Launching Child Processes with Automator

One of the unresolved issues from my write-up on Firefox 3, Developing and Browsing was that in order to get it work, you’d need to set the Profile Manager to come up on every launch. This of course starts to get old quite quickly (especially since I had already made a separate instance of Firefox.app so that I could have different icons for the apps).

Unfortunately, while there is a simple command switch (-P [profile]) to pick the profile, I couldn’t figure out how to add a command switch to an alias, so I set off on a quest to find the best way to launch these apps…
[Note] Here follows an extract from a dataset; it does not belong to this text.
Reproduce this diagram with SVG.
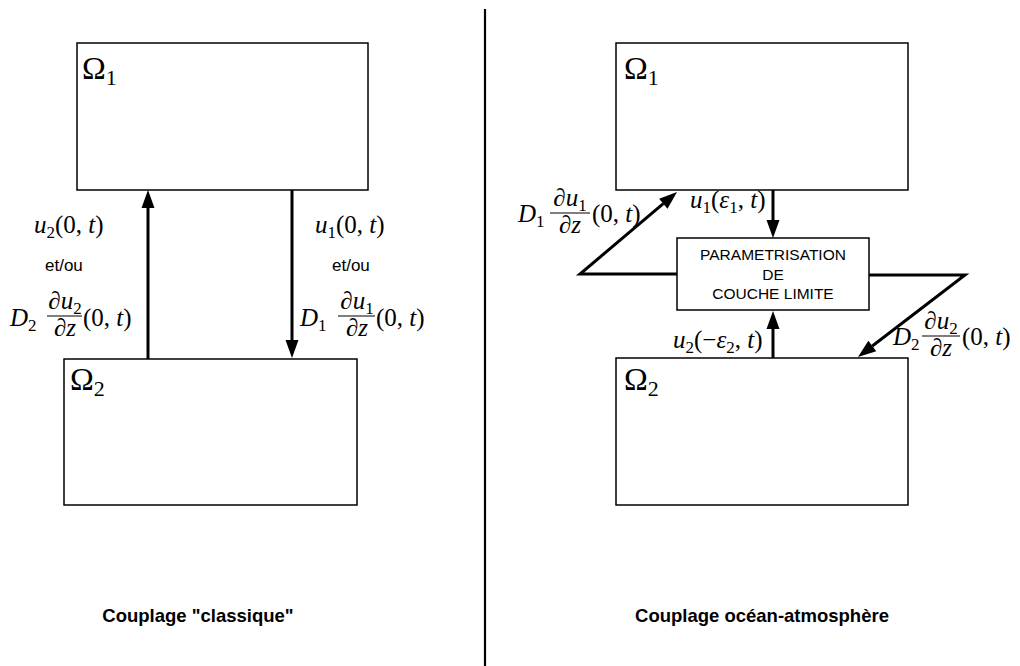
<svg xmlns="http://www.w3.org/2000/svg" width="1020" height="666" viewBox="0 0 1020 666">
<style>
.box{fill:#fff;stroke:#000;stroke-width:1.5}
.ln{fill:none;stroke:#000;stroke-width:3}
.bar{stroke:#000;stroke-width:1.2}
.m{font-family:"Liberation Serif","DejaVu Serif",serif;font-size:25px;fill:#000}
.i{font-style:italic}
.s{font-size:17px}
.om{font-family:"Liberation Serif","DejaVu Serif",serif;font-size:32px;fill:#000}
.oms{font-size:22px}
.t{font-family:"Liberation Sans",Arial,sans-serif;font-size:17px;fill:#000}
.p{font-family:"Liberation Sans",Arial,sans-serif;font-size:15.5px;fill:#000;text-anchor:middle}
.cap{font-family:"Liberation Sans",Arial,sans-serif;font-size:18.5px;font-weight:bold;fill:#000;text-anchor:middle}
.c{text-anchor:middle}
</style>
<defs>
<marker id="ah" markerUnits="userSpaceOnUse" markerWidth="18" markerHeight="13" refX="0" refY="6.5" orient="auto" overflow="visible">
<path d="M0,0 L18,6.5 L0,13 z" fill="#000"/>
</marker>
</defs>
<rect width="1020" height="666" fill="#fff"/>
<line x1="485" y1="9" x2="485" y2="666" stroke="#000" stroke-width="2.2"/>

<g id="left-omega1"><rect class="box" x="77" y="43" width="291" height="147"/><text class="om" x="82" y="79">Ω<tspan class="oms" dy="6">1</tspan></text></g>
<g id="left-omega2"><rect class="box" x="64" y="359" width="293" height="146"/><text class="om" x="70" y="390">Ω<tspan class="oms" dy="6">2</tspan></text></g>
<g id="right-omega1"><rect class="box" x="616" y="43" width="292" height="147"/><text class="om" x="624" y="79">Ω<tspan class="oms" dy="6">1</tspan></text></g>
<g id="right-omega2"><rect class="box" x="616" y="358" width="292" height="147"/><text class="om" x="624" y="390">Ω<tspan class="oms" dy="6">2</tspan></text></g>
<g id="param"><rect class="box" x="677" y="238" width="192" height="72"/>
<text class="p" x="773" y="260">PARAMETRISATION</text>
<text class="p" x="773" y="280">DE</text>
<text class="p" x="773" y="299">COUCHE LIMITE</text></g>

<g id="connectors">
<path class="ln" d="M148,359 L148,208" marker-end="url(#ah)"/>
<path class="ln" d="M292,190 L292,340" marker-end="url(#ah)"/>
<path class="ln" d="M773,190 L773,220" marker-end="url(#ah)"/>
<path class="ln" d="M773,358 L773,329" marker-end="url(#ah)"/>
<path class="ln" d="M677,274 L580,274 L663.3,203.7" marker-end="url(#ah)"/>
<path class="ln" d="M869,275 L965,275 L872.3,346" marker-end="url(#ah)"/>
</g>

<g id="labels">
<text class="m" x="34" y="233"><tspan class="i">u</tspan><tspan class="s" dy="5">2</tspan><tspan dy="-5">(0,&#160;</tspan><tspan class="i">t</tspan>)</text>
<text class="t" x="45" y="271">et/ou</text>
<text class="m" x="10" y="326"><tspan class="i">D</tspan><tspan class="s" dy="5">2</tspan></text>
<text class="m c" x="65" y="309">∂<tspan class="i">u</tspan><tspan class="s" dy="5">2</tspan></text>
<line class="bar" x1="47" y1="316" x2="82" y2="316"/>
<text class="m c" x="65" y="336">∂<tspan class="i">z</tspan></text>
<text class="m" x="83" y="326">(0,&#160;<tspan class="i">t</tspan>)</text>

<text class="m" x="315" y="233"><tspan class="i">u</tspan><tspan class="s" dy="5">1</tspan><tspan dy="-5">(0,&#160;</tspan><tspan class="i">t</tspan>)</text>
<text class="t" x="332" y="271">et/ou</text>
<text class="m" x="300" y="326"><tspan class="i">D</tspan><tspan class="s" dy="5">1</tspan></text>
<text class="m c" x="357" y="309">∂<tspan class="i">u</tspan><tspan class="s" dy="5">1</tspan></text>
<line class="bar" x1="338" y1="316" x2="375" y2="316"/>
<text class="m c" x="357" y="336">∂<tspan class="i">z</tspan></text>
<text class="m" x="376" y="326">(0,&#160;<tspan class="i">t</tspan>)</text>

<text class="m" x="518" y="222"><tspan class="i">D</tspan><tspan class="s" dy="5">1</tspan></text>
<text class="m c" x="570" y="206">∂<tspan class="i">u</tspan><tspan class="s" dy="5">1</tspan></text>
<line class="bar" x1="550" y1="213" x2="590" y2="213"/>
<text class="m c" x="570" y="233">∂<tspan class="i">z</tspan></text>
<text class="m" x="592" y="222">(0,&#160;<tspan class="i">t</tspan>)</text>

<text class="m" x="690" y="208"><tspan class="i">u</tspan><tspan class="s" dy="5">1</tspan><tspan dy="-5">(</tspan><tspan class="i">ε</tspan><tspan class="s" dy="5">1</tspan><tspan dy="-5">,&#160;</tspan><tspan class="i">t</tspan>)</text>
<text class="m" x="673" y="348"><tspan class="i">u</tspan><tspan class="s" dy="5">2</tspan><tspan dy="-5">(−</tspan><tspan class="i">ε</tspan><tspan class="s" dy="5">2</tspan><tspan dy="-5">,&#160;</tspan><tspan class="i">t</tspan>)</text>

<text class="m" x="893" y="345"><tspan class="i">D</tspan><tspan class="s" dy="5">2</tspan></text>
<text class="m c" x="941" y="329">∂<tspan class="i">u</tspan><tspan class="s" dy="5">2</tspan></text>
<line class="bar" x1="922" y1="336" x2="960" y2="336"/>
<text class="m c" x="941" y="356">∂<tspan class="i">z</tspan></text>
<text class="m" x="962" y="345">(0,&#160;<tspan class="i">t</tspan>)</text>

<text class="cap" x="198" y="622">Couplage "classique"</text>
<text class="cap" x="762" y="622">Couplage océan-atmosphère</text>
</g>
</svg>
  • First I tried using a shell script as a ‘.command’ file. This launches commands in Terminal.app, but unfortunately, both launches a new Terminal window and leaves it open once it’s done. Less than ideal.
  • My next series of tests involved using Automator’s “Run Shell Script” functionality, which worked well, except that regardless of what combination of called shell scripts or &s that I added, the Automator App would always wait for the process (Firefox) to finish. That kind of crowding in my applist was something I didn’t need while alt-tabbing.
  • I thought I had some success with ‘Run Applescript’ in Automator (with ‘do shell’) that led me try out some combinations in Automator and the Script Editor (Script Editor Apps are smaller, but slower than Automator Apps. Script Editor Apps also lock up and are one of the few apps that have the old B&W spinner instead of a beach ball).
  • Finally, I asked around to see if anyone else had tried this before and rcrowley gave the winning answer, which was to give up and write something that would exec a child process. He suggested pcntl_fork in PHP, but I went w/ Python (just because :).

So the end result are two Automator Apps that each contain a single “Run Shell Script” command:

python -c "import popen2; popen2.popen4('/Applications/Firefox.app/Contents/MacOS/firefox -P default')"
python -c "import popen2; popen2.popen4('/Applications/FirefoxDev.app/Contents/MacOS/firefox -P developer')"

They’re named ‘FF.app’ and ‘FFDEV.app’ respectively for easy Quicksilver access, and icons were copy and pasted (through Get Info selection). That took way too long, but it does work as exepected (they launch, and then get out of the way), so hopefully this writeup helps other people that might be looking to do something similar with Automator.